The former Northern Ireland Minister Lord Alf Dubs told the Ulster Unionist reception that he would not be associated with “political suicide” if the party stood candidates in the North.
Ulster Unionist MP David Burnside, on the other hand, believes that the large public sector and trade union movement, especially in Belfast “should give Labour a tremendous opportunity” and that “the big selling point is Westminster seats because if humpty-dumpty's not put together at Stormont again you'll have a concentration on Westminster and local government. It's an opportunity too for what used to be called integrationism.”
Fear of integrationism has been a major part of the case against membership rights and there is still a large consensus against going any further.
Labour's reluctant concession was illustrated by the refusal to allow the BBC's Mark Devenport to film people handing in their membership applications in Bournemouth.
But there remains an almost inexorable logic that once members start joining, there will be a demand for organising and contesting elections.
The nascent party needs to demonstrate that they are not some lunatic rump and can bring something positive to the wider party.
The fledgling party could also seek a working relationship with the SDLP and Irish Labour Party, which has already established a forum in the North but won't stand candidates.

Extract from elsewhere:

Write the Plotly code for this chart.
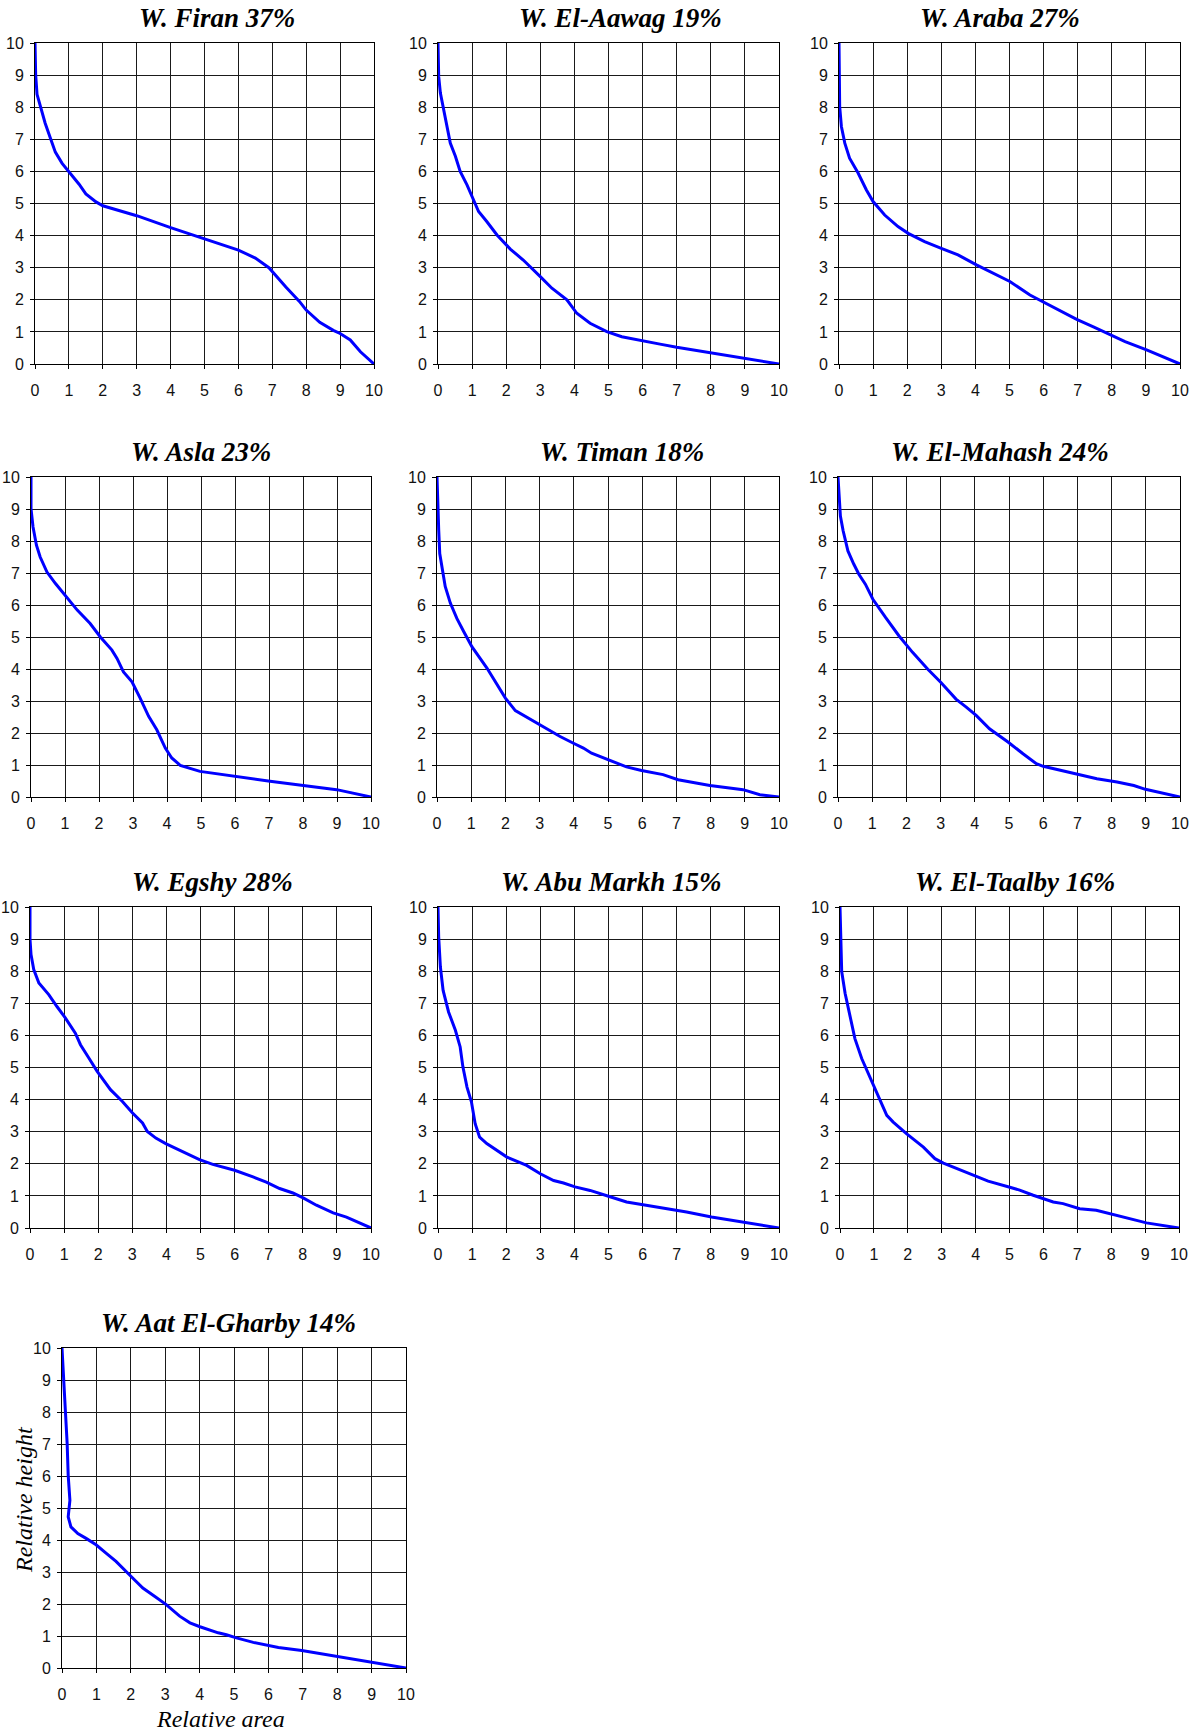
import plotly.graph_objects as go

# ---------------- data (relative area x, relative height y) ----------------
titles = ["W. Firan 37%", "W. El-Aawag 19%", "W. Araba 27%",
          "W. Asla 23%", "W. Timan 18%", "W. El-Mahash 24%",
          "W. Egshy 28%", "W. Abu Markh 15%", "W. El-Taalby 16%",
          "W. Aat El-Gharby 14%"]

firan_x = [0, 0.02, 0.06, 0.2, 0.3, 0.45, 0.6, 0.8, 1.0, 1.3, 1.5, 1.8, 2.0, 3.0, 4.0, 5.0, 6.0, 6.5, 6.9, 7.4, 7.8, 8.0, 8.4, 8.8, 9.0, 9.3, 9.6, 10]
firan_y = [10, 9.0, 8.4, 7.9, 7.5, 7.05, 6.6, 6.25, 6.0, 5.6, 5.3, 5.05, 4.93, 4.62, 4.25, 3.9, 3.55, 3.3, 3.0, 2.4, 1.95, 1.68, 1.3, 1.05, 0.95, 0.75, 0.38, 0]

aawag_x = [0, 0.02, 0.07, 0.17, 0.31, 0.36, 0.51, 0.65, 0.85, 1.04, 1.19, 1.43, 1.73, 2.12, 2.5, 3.0, 3.34, 3.78, 4.07, 4.46, 4.95, 5.39, 5.92, 6.51, 7.0, 8.02, 9.0, 10]
aawag_y = [10, 8.96, 8.44, 7.92, 7.09, 6.88, 6.47, 6.0, 5.58, 5.11, 4.75, 4.44, 4.02, 3.58, 3.24, 2.72, 2.36, 2.0, 1.58, 1.27, 1.01, 0.85, 0.73, 0.62, 0.52, 0.35, 0.18, 0]

araba_x = [0, 0.0, 0.02, 0.07, 0.17, 0.31, 0.56, 0.8, 1.0, 1.34, 1.73, 2.03, 2.51, 3.0, 3.49, 4.03, 4.52, 5.01, 5.6, 5.99, 6.48, 6.97, 7.46, 7.99, 8.39, 9.02, 10]
araba_y = [10, 8.96, 8.02, 7.4, 6.88, 6.41, 5.95, 5.43, 5.06, 4.64, 4.28, 4.07, 3.81, 3.6, 3.4, 3.09, 2.83, 2.57, 2.15, 1.94, 1.66, 1.39, 1.16, 0.9, 0.7, 0.44, 0]

asla_x = [0, 0.0, 0.06, 0.16, 0.27, 0.47, 0.72, 1.01, 1.36, 1.74, 2.04, 2.38, 2.53, 2.72, 2.97, 3.21, 3.46, 3.7, 3.95, 4.14, 4.39, 4.97, 6.0, 7.03, 8.01, 8.99, 10]
asla_y = [10, 9.01, 8.44, 7.87, 7.5, 7.03, 6.67, 6.3, 5.84, 5.42, 5.0, 4.59, 4.33, 3.91, 3.6, 3.09, 2.52, 2.1, 1.53, 1.22, 0.99, 0.8, 0.64, 0.49, 0.36, 0.23, 0]

timan_x = [0, 0.02, 0.05, 0.08, 0.15, 0.24, 0.39, 0.58, 0.78, 1.02, 1.46, 1.75, 2.0, 2.29, 2.63, 3.02, 3.26, 3.6, 3.99, 4.28, 4.52, 5.01, 5.25, 5.54, 5.98, 6.61, 7.05, 7.98, 8.95, 9.44, 10]
timan_y = [10, 8.96, 8.34, 7.61, 7.1, 6.58, 6.06, 5.58, 5.17, 4.7, 4.03, 3.51, 3.09, 2.7, 2.49, 2.25, 2.12, 1.89, 1.68, 1.53, 1.37, 1.16, 1.06, 0.94, 0.83, 0.7, 0.54, 0.36, 0.23, 0.07, 0]

mahash_x = [0, 0.07, 0.15, 0.22, 0.29, 0.46, 0.61, 0.8, 1.02, 1.39, 1.78, 2.18, 2.62, 3.01, 3.45, 3.75, 4.04, 4.43, 4.97, 5.41, 5.8, 6.0, 6.98, 7.57, 8.16, 8.65, 8.99, 10]
mahash_y = [10, 8.78, 8.32, 8.0, 7.69, 7.28, 6.96, 6.65, 6.18, 5.61, 5.04, 4.52, 4.0, 3.58, 3.06, 2.81, 2.55, 2.13, 1.72, 1.35, 1.04, 0.96, 0.73, 0.57, 0.47, 0.36, 0.24, 0]

egshy_x = [0, 0.0, 0.03, 0.11, 0.26, 0.55, 0.79, 1.04, 1.33, 1.48, 1.73, 1.97, 2.36, 2.71, 3.0, 3.3, 3.44, 3.69, 3.98, 4.47, 4.97, 5.36, 6.0, 6.54, 6.93, 7.32, 7.71, 8.01, 8.4, 8.89, 9.28, 10]
egshy_y = [10, 8.99, 8.52, 8.05, 7.63, 7.27, 6.9, 6.54, 6.07, 5.71, 5.29, 4.88, 4.31, 3.94, 3.59, 3.27, 3.01, 2.8, 2.63, 2.39, 2.13, 1.98, 1.8, 1.59, 1.43, 1.23, 1.09, 0.94, 0.71, 0.47, 0.34, 0]

abumarkh_x = [0, 0.02, 0.07, 0.15, 0.31, 0.51, 0.65, 0.73, 0.85, 0.98, 1.09, 1.22, 1.43, 1.73, 2.02, 2.6, 3.0, 3.39, 3.68, 4.02, 4.46, 5.0, 5.53, 5.97, 7.0, 7.29, 8.02, 9.0, 10]
abumarkh_y = [10, 9.07, 8.13, 7.4, 6.73, 6.16, 5.64, 5.02, 4.39, 3.93, 3.25, 2.83, 2.63, 2.42, 2.21, 1.95, 1.69, 1.48, 1.4, 1.28, 1.17, 0.99, 0.81, 0.73, 0.55, 0.5, 0.34, 0.16, 0]

taalby_x = [0, 0.02, 0.05, 0.15, 0.29, 0.44, 0.64, 0.88, 1.13, 1.38, 1.57, 1.96, 2.46, 2.8, 3.05, 3.59, 4.03, 4.37, 5.01, 5.3, 5.7, 6.29, 6.58, 7.07, 7.56, 8.06, 9.04, 10]
taalby_y = [10, 8.98, 7.99, 7.31, 6.58, 5.9, 5.28, 4.71, 4.08, 3.51, 3.3, 2.94, 2.52, 2.16, 2.02, 1.79, 1.58, 1.46, 1.27, 1.18, 1.02, 0.81, 0.76, 0.6, 0.55, 0.42, 0.16, 0]

aat_x = [0, 0.04, 0.1, 0.15, 0.18, 0.23, 0.18, 0.26, 0.46, 0.7, 0.99, 1.28, 1.57, 2.01, 2.35, 2.69, 3.03, 3.42, 3.72, 4.01, 4.25, 4.54, 4.78, 5.07, 5.56, 6.29, 6.97, 7.99, 9.01, 10]
aat_y = [10, 8.99, 8.0, 7.01, 6.02, 5.24, 4.72, 4.41, 4.2, 4.05, 3.85, 3.59, 3.33, 2.86, 2.5, 2.24, 1.98, 1.62, 1.41, 1.29, 1.2, 1.1, 1.04, 0.94, 0.8, 0.64, 0.55, 0.36, 0.18, 0]

series_x = [firan_x, aawag_x, araba_x, asla_x, timan_x, mahash_x, egshy_x, abumarkh_x, taalby_x, aat_x]
series_y = [firan_y, aawag_y, araba_y, asla_y, timan_y, mahash_y, egshy_y, abumarkh_y, taalby_y, aat_y]

tick_vals = list(range(0, 11))
tick_text = [str(v) for v in tick_vals]

# ---------------- layout (pixel boxes of each plot area) ----------------
W, H = 1197, 1733
boxes = [  # (left, right, top, bottom) in px
    (35, 374, 43, 364), (438, 779, 43, 364), (839, 1180, 43, 364),
    (31, 371, 477, 797), (437, 779, 477, 797), (838, 1180, 477, 797),
    (30, 371, 907, 1228), (438, 779, 907, 1228), (840, 1179, 907, 1228),
    (62, 406, 1348, 1668),
]
title_cx = [217, 620, 1000, 201, 622, 1000, 212, 611, 1015, 228]

fig = go.Figure()
tick_font = dict(family="Liberation Sans Narrow, Arial Narrow, Liberation Sans, Arial", size=16, color="#111")
serif = "Liberation Serif, Times New Roman, serif"
annotations = []
for i, (l, r, t, b) in enumerate(boxes):
    n = "" if i == 0 else str(i + 1)
    fig.add_trace(go.Scatter(x=series_x[i], y=series_y[i], mode="lines",
                             line=dict(color="#0000FF", width=3),
                             xaxis="x" + n, yaxis="y" + n, showlegend=False,
                             hoverinfo="skip"))
    common = dict(range=[0, 10], tickvals=tick_vals, ticktext=tick_text,
                  showgrid=True, gridcolor="#1a1a1a", gridwidth=1,
                  showline=True, linecolor="#000", linewidth=1, mirror=True,
                  ticks="outside", ticklen=4, tickcolor="#000",
                  tickfont=tick_font, zeroline=False, fixedrange=True,
                  automargin=False)
    fig.layout["xaxis" + n] = dict(common, domain=[l / W, r / W], anchor="y" + n,
                                   ticklabelstandoff=8)
    fig.layout["yaxis" + n] = dict(common, domain=[1 - b / H, 1 - t / H], anchor="x" + n,
                                   ticklabelstandoff=3)
    annotations.append(dict(text="<b><i>" + titles[i] + "</i></b>", xref="paper", yref="paper",
                            x=title_cx[i] / W, y=1 - (t - 8) / H, xanchor="center", yanchor="bottom",
                            showarrow=False,
                            font=dict(family=serif, size=27, color="#000")))

annotations.append(dict(text="<i>Relative height</i>", xref="paper", yref="paper",
                        x=24 / W, y=1 - 1500 / H, xanchor="center", yanchor="middle", textangle=-90,
                        showarrow=False, font=dict(family=serif, size=24, color="#000")))
annotations.append(dict(text="<i>Relative area</i>", xref="paper", yref="paper",
                        x=220 / W, y=1 - 1719 / H, xanchor="center", yanchor="middle",
                        showarrow=False, font=dict(family=serif, size=24, color="#000")))

fig.update_layout(width=W, height=H,
                  margin=dict(l=0, r=0, t=0, b=0, pad=0, autoexpand=False),
                  paper_bgcolor="white", plot_bgcolor="white",
                  annotations=annotations, showlegend=False)

fig.write_html("out.html", config={"displayModeBar": False},
               post_script="document.body.style.margin='0';document.body.style.overflow='hidden';")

The Irish Labour Party General Secretary, Mike Allen was in Bournemouth and told me he was looking at how the three parties that take members in Northern Ireland and are part of the European Socialists and the Socialist International can work together.
“If you join the student's union in Queen's University, you're automatically a member of the USI and the NUS. You don't have a choice about your allegiance and that's taken out of the picture. And much the same is true of the trade union movement. Will such a model allow us to build an alliance of social democracy and labourism which deflates and sidesteps the question of constitutional and sectarian allegiance?”
But others acknowledge that the SDLP has a strong Christian Democrat tinge and wouldn't be particularly interested in social democratic alliances because it has to maintain diplomatic relations with both Fine Gael and Fianna Fail. However, SDLP stalwart Brid Rodgers angrily rejected the charge made by Baroness May Blood that the SDLP were “Green Tories.”
The Irish peace-processors in Bournemouth included senior figures such as Trimble, Martin McGuinness and Mark Durkan. The Irish Embassy organised its usual reception. The Ulster Fry breakfast bash convened the morning after and was packed with diplomats, ministers, Irish visitors and those looking for a hang-over cure. It has become a congenial venue for the different tribes. The Irish Ambassador Daithi O'Ceallaigh told the bacon and soda bread brigade that he was very familiar with Bournemouth, having once been a bus conductor there.
Whether Bournemouth rings the bell for a vibrant Labour Party in the North depends on how campaigners behave and if they can build credibility with suspicious members in Great Britain and the rest of Ireland.
So far, they have only been allowed a half fare on the Labour bus but they could be forgiven for thinking that “our day will come.”